🤖 AI Summary
This work investigates whether multi-vector retrieval models inherently require large-scale pretraining or can achieve competitive performance solely through knowledge distillation from strong single-vector models. To address this, we introduce ColBERT-Zero, a model pretrained end-to-end exclusively on publicly available data, and conduct a systematic analysis of the interplay among pretraining, supervised fine-tuning, and knowledge distillation. We demonstrate for the first time that large-scale multi-vector pretraining significantly outperforms distilled-only counterparts—even when the latter leverage stronger but proprietary data—and highlight the critical importance of aligning pretraining and fine-tuning configurations.
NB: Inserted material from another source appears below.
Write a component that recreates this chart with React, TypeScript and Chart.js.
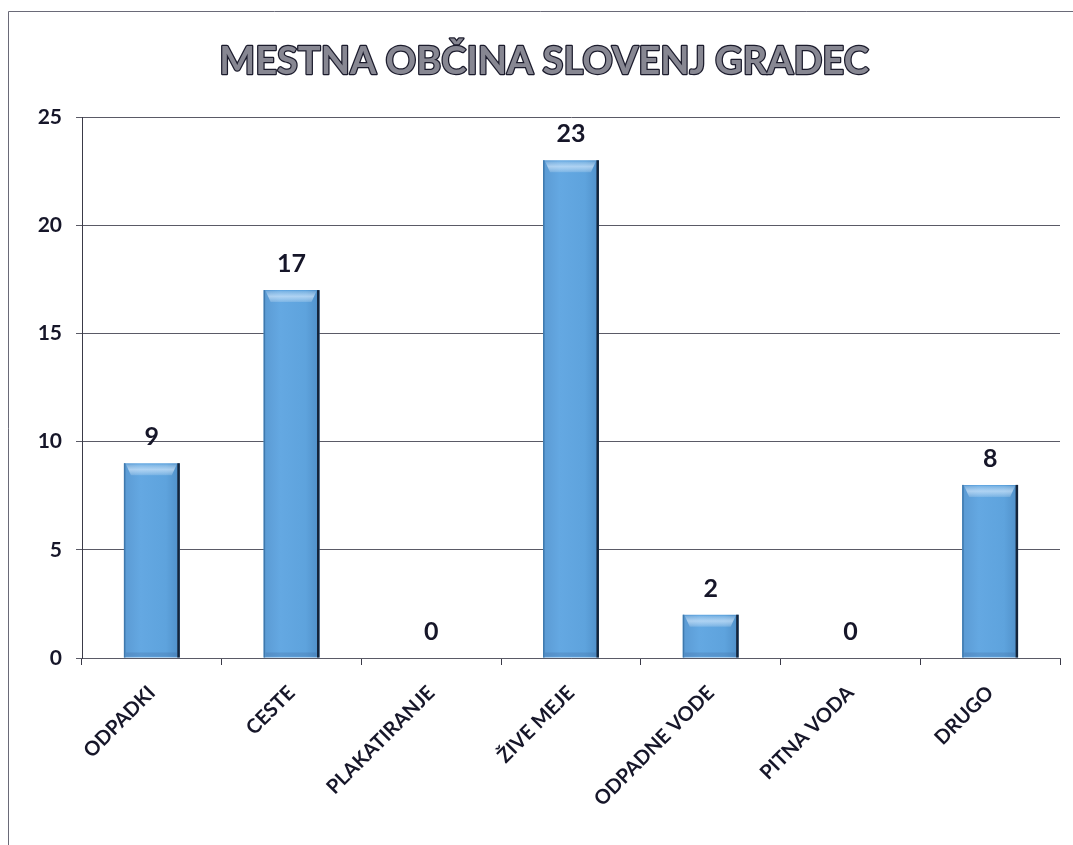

Under comparable model scales, ColBERT-Zero establishes a new state of the art for multi-vector retrieval trained solely on public data, surpassing both GTE-ModernColBERT and its base encoder, GTE-ModernBERT.
📝 Abstract
Current state-of-the-art multi-vector models are obtained through a small Knowledge Distillation (KD) training step on top of strong single-vector models, leveraging the large-scale pre-training of these models. In this paper, we study the pre-training of multi-vector models and show that large-scale multi-vector pre-training yields much stronger multi-vector models. Notably, a fully ColBERT-pre-trained model, ColBERT-Zero, trained only on public data, outperforms GTE-ModernColBERT as well as its base model, GTE-ModernBERT, which leverages closed and much stronger data, setting new state-of-the-art for model this size. We also find that, although performing only a small KD step is not enough to achieve results close to full pre-training, adding a supervised step beforehand allows to achieve much closer performance while skipping the most costly unsupervised phase. Finally, we find that aligning the fine-tuning and pre-training setups is crucial when repurposing existing models. To enable exploration of our results, we release various checkpoints as well as code used to train them.